What a 401(k) Match Is

A 401(k) is a retirement account offered through your employer. You contribute a percentage of your salary, it gets invested, and it grows tax deferred until retirement.
The match is something extra.
Many employers will match your contributions up to a certain percentage of your salary. A common example: your employer matches 100% of your contributions up to 3% of your salary. If you earn $50,000 and contribute 3% ($1,500), your employer puts in another $1,500.
That’s a 100% instant return on $1,500 before the market does anything at all.
I didn’t claim my full employer match for the first two years at my job because I didn’t understand what it was. I thought I was saving money by contributing less. I was leaving money on the table. My HR person explained it in about 90 seconds. I felt like an idiot. Don’t be me.
No savings account, no index fund, no investment of any kind can guarantee a 100% return on day one. The match is the single best return available to most working Americans and a significant number of them don’t claim it.
How Much You Are Leaving Behind
Say you earn $60,000 and your employer matches 100% up to 3%.
If you contribute 3%, that’s $1,800 from you and $1,800 from your employer. $3,600 a year invested in your retirement account.
If you contribute nothing, you get nothing from your employer. You also miss out on the compound growth on that missed match.
Over ten years, missing a $1,800 annual employer match — assuming 7% average growth — costs you roughly $25,000 in lost retirement savings. Not from poor investing decisions. Just from not adjusting one number in your HR system.
Most people who miss their match don’t know they’re missing it. The default contribution rate when you join a company is often set below the match threshold. You have to opt up.
Check your benefits portal or ask your HR department two questions: what is the match, and what contribution rate do I need to hit to get all of it? (DOL 401(k) plan finder)
How to Claim It
Log into your company’s benefits portal and find your 401(k) contribution rate.

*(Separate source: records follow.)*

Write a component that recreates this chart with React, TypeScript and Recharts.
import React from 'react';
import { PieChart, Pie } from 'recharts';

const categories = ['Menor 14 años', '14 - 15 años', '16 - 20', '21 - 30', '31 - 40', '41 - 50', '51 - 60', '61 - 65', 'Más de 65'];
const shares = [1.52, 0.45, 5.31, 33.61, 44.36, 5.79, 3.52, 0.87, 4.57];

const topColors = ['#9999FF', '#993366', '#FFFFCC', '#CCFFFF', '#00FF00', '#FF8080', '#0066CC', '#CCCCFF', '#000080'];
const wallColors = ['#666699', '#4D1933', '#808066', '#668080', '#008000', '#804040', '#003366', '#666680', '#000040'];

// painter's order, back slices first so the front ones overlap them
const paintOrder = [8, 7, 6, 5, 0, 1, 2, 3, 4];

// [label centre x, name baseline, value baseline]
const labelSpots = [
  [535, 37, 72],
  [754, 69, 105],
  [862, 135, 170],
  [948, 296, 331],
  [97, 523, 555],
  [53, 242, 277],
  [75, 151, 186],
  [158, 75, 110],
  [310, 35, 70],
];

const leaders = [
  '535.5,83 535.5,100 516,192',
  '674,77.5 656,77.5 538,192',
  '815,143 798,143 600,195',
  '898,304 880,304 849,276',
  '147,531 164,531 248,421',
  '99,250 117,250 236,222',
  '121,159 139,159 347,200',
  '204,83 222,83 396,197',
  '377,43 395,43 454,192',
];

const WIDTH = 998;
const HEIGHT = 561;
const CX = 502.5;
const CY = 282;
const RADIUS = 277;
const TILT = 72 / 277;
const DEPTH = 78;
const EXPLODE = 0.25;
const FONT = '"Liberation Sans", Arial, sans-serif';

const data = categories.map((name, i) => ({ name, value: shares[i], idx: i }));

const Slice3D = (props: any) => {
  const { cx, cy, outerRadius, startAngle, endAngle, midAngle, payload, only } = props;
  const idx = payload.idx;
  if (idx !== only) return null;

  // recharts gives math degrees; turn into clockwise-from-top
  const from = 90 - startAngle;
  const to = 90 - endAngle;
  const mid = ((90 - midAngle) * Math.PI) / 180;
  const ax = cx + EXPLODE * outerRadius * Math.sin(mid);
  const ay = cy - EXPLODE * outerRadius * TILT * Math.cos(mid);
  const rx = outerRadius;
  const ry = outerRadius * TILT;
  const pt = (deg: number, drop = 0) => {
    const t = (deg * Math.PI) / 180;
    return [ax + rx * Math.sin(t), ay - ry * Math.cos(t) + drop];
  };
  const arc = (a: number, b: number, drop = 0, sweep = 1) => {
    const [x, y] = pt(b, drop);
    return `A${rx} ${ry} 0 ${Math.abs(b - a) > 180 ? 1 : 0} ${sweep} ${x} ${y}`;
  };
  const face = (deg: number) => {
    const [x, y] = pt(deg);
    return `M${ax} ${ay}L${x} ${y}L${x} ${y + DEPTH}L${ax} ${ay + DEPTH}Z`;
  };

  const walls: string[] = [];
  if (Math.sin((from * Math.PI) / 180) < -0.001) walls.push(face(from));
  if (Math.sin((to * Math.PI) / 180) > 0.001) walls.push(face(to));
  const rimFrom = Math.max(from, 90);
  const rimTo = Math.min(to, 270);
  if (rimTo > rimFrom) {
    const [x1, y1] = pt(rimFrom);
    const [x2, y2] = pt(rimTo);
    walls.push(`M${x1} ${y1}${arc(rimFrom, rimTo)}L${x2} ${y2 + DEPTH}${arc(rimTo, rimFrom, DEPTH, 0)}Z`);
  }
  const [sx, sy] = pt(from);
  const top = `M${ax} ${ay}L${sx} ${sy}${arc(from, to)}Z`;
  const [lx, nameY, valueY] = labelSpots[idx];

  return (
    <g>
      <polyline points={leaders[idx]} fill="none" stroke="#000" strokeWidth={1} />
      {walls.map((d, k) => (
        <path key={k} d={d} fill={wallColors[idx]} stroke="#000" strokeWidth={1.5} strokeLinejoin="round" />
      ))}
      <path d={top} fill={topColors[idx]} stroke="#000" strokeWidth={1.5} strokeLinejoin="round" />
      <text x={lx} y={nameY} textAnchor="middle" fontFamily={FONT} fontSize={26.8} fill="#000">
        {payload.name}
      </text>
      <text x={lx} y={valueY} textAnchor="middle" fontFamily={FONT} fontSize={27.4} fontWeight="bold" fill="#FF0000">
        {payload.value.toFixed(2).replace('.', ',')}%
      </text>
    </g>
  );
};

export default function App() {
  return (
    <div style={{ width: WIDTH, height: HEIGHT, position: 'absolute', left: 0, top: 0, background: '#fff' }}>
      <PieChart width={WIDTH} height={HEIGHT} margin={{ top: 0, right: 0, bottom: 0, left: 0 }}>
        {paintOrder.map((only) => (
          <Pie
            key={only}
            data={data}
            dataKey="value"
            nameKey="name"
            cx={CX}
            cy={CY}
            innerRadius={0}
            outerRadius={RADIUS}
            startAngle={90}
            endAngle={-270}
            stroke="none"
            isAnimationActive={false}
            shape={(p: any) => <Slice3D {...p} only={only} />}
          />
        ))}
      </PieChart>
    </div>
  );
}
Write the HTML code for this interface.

Increase it to at least the match threshold. If your employer matches up to 3%, contribute at least 3%. If they match up to 5%, contribute at least 5%. Anything less and you are leaving free money behind.
One thing to check: vesting schedules. Some employers require you to stay with the company for a certain number of years before their match money is fully yours. If you leave before you’re fully vested, you may forfeit some or all of the employer contributions. Know your vesting schedule before making job decisions.
In your overall priority order the 401(k) match sits near the top:
- Small emergency fund in a high yield savings account
- Claim the full 401(k) match — always
- Pay off high interest debt
- Build full emergency fund
- Max out Roth IRA
- Increase 401(k) contributions beyond the match
Claiming the match is step two on that list for a reason. The guaranteed return is too good to skip even while paying down debt.